Employee turnover is at an all-time high, as these changes have been hitting the workforce hard. There’s a cultural shift happening, too: more and more, workers are seeking employers that prioritize their wellbeing and share their personal morals. One strategy HR teams all over the world are embracing to boost employee engagement, productivity, and retention is incorporating a commitment to volunteering into company practices.
With a remote or hybrid workplace increasingly becoming the norm, companies are challenged to find new, creative ways to support their employees and foster a healthy company culture. Plenty of members of today’s workforce are combating ongoing feelings of loneliness — as of February, 36% of all American adults felt feelings of severe loneliness and 43% of young adults reported increased feelings of loneliness since before the pandemic.
To combat isolation, consider encouraging your employees to commit to consistent volunteering together. Volunteering creates an opportunity for organic team building and bonding that would otherwise happen near the office snack pantry, but in a way that actively helps the world.
Creating relaxed spaces where employees can connect over doing good together is just one reason to incorporate volunteering into your typical operations; it also helps people feel grounded in their community, both within the office and at large. A commitment to giving back is something that would benefit any company, but with the ongoing retention challenge, it could be a meaningful way to show employees you value a well-rounded workplace.
The past two years have brought a myriad of social movements to the forefront of the national conversation, and increasingly, employees are looking for jobs where their employers’ values match their own.
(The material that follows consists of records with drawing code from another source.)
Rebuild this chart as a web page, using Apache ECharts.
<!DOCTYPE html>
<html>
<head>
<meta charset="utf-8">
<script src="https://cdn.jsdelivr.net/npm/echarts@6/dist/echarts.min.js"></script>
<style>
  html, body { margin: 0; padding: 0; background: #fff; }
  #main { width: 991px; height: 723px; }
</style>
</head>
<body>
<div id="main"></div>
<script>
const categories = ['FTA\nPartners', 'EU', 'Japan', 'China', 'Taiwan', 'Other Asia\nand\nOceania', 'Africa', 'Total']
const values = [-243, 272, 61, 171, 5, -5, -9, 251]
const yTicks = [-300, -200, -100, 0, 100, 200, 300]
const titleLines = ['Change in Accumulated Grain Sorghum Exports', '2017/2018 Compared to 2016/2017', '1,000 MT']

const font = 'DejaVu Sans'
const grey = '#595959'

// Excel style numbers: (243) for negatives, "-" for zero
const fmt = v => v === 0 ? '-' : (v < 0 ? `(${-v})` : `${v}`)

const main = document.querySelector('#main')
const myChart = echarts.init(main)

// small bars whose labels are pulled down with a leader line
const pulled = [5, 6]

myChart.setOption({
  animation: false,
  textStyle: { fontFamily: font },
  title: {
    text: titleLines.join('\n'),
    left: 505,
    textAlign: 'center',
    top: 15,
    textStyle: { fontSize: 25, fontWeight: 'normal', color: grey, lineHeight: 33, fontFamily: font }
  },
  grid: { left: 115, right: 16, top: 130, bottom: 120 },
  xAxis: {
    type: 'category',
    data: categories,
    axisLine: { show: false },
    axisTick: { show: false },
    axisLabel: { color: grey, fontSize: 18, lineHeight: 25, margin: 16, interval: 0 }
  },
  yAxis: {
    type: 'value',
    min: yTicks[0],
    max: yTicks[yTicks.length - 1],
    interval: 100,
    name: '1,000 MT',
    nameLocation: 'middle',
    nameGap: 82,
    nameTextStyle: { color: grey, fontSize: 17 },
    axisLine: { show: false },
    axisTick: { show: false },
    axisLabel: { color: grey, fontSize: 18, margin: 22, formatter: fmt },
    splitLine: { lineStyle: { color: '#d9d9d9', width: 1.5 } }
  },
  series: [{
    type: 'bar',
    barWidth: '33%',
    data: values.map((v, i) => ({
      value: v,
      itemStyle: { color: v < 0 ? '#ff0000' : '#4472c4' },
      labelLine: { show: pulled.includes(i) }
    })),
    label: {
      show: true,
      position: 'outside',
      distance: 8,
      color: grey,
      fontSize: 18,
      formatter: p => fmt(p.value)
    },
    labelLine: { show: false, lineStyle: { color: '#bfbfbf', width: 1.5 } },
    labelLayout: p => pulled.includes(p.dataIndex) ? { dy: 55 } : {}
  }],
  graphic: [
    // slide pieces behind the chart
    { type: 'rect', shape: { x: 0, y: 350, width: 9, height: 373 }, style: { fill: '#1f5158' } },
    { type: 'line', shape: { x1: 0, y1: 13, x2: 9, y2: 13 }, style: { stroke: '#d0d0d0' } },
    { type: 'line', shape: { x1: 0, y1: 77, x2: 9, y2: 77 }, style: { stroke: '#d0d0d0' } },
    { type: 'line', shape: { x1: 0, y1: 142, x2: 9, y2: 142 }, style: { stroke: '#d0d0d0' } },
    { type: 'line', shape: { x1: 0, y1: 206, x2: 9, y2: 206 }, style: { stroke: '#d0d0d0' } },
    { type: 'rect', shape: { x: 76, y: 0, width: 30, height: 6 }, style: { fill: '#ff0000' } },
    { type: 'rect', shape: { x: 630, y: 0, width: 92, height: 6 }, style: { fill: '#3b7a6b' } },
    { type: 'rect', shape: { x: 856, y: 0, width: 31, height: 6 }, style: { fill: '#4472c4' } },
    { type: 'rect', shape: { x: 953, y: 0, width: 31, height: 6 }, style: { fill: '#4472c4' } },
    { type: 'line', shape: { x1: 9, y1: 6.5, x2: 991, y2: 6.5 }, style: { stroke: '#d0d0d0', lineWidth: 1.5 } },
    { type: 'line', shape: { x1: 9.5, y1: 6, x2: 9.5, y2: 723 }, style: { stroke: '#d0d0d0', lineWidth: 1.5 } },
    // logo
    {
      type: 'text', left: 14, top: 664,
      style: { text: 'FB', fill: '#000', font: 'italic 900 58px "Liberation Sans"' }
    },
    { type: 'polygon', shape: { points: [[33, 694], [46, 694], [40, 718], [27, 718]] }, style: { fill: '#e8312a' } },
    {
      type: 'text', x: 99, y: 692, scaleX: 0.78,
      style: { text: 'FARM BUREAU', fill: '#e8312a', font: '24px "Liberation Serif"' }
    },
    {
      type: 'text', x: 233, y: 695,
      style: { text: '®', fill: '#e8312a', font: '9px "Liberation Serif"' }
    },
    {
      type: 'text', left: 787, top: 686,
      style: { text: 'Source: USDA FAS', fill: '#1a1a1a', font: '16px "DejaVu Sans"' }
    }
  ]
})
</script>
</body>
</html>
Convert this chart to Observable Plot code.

People, and particularly millennials, want to work somewhere socially and environmentally conscious that actively contributes to the world at large.
An ongoing commitment to volunteer work — perhaps even on company time — is one way to show workers that you take their interests and passions seriously. Workers are more likely to remain happy and fulfilled when they work somewhere that grounds them in social good.
Prioritizing volunteerism can directly help retain employees. You’ll also appeal to a broader, more progressively-minded talent pool. Corporate social responsibility is on the rise and the most competitive employees are often opting for roles where they can use their talent for good.
Embrace the positive social changes and show your workforce you truly care about their passions by incorporating volunteer activity into your operations.